I had another full day in Franz Josef so I decided to explore some of the local walks. The first one was quite interesting, after following a short path up the local mountain I emerged at the entrance to the Tatare tunnels. These tunnels where carved out by miners at the start of the last century and head deep into the rock face, they are free to explore. Before I could venture in I had to wait for a party of 17 Americans to come out first! Left by myself and with just two torches for light I slowly made my way into the dark, having to stop every so often as the tunnel floor was covered with freezing water. One of the main reason people make the effort to explore these tunnels is to see glow worms, after walking about 100 metres I turned off my torches and was instantly surrounded by the eerie green light from the glow worms trying to attract their lunch. The hungrier they are the more they glow, it was a special sight. I did several more walks after but in the end I had to head back to the hostel to seek shelter as rain washed the rest of the afternoon away.

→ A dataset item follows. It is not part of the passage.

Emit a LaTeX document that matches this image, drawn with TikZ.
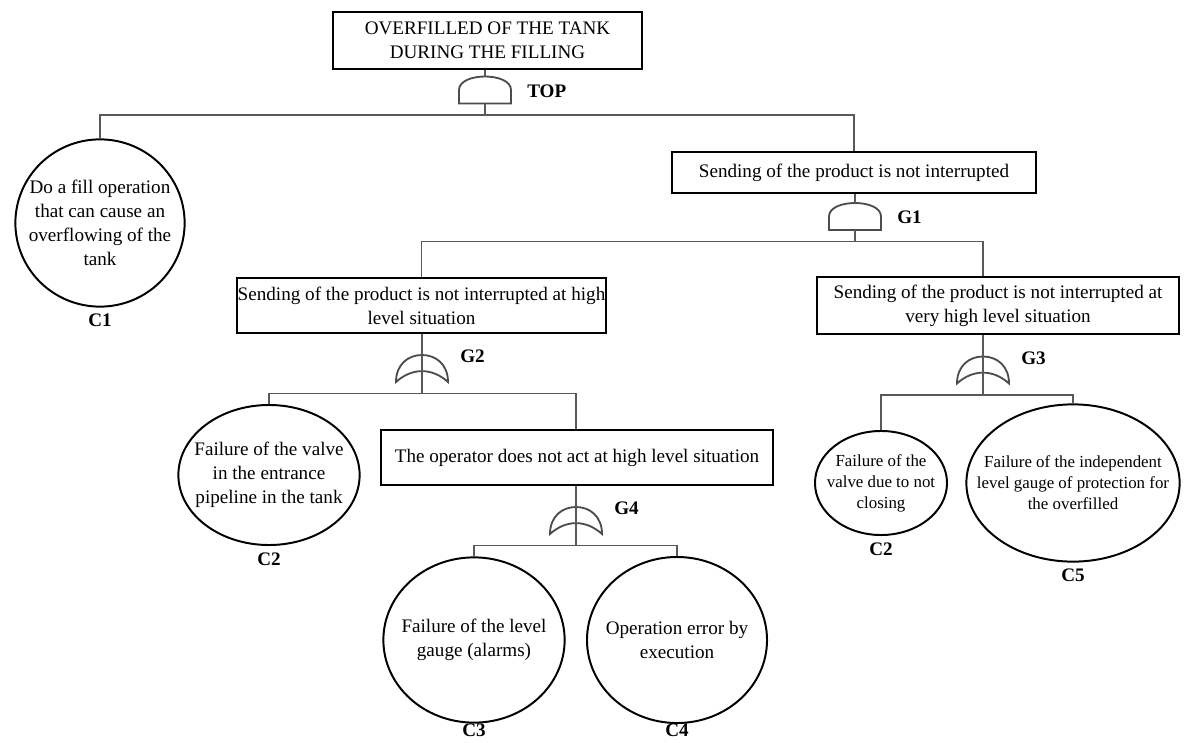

The next day I was on the move again as I hop on a bus to Greymouth, the main town along the west coast. I arrived to excellent weather and after arriving at my hostel I instantly jumped on one of the free bikes and rode down to the sea front. From the end of the pier I was able to get a view of the whole Southern Alps including my first view of Mount Cook. After I headed down to the beach to try my luck at gem hunting, trying to find the famous green jade that is so iconic of Maori weapons and jewellery, though my search was unsuccessful. In the evening I headed down to the pier once again to watch the sunset and was greeted by the sight of a pod of dolphins playing with local surfers.

Another day another bus as this time I was heading to Nelson near to the top of the south island. It was a long journey but we had an interesting stop-off at the pancake rocks, a series of rocks sticking out of the sea which look like a stack of fat pancakes piled by top of each other. I arrived in Nelson in the evening so just relaxed that night.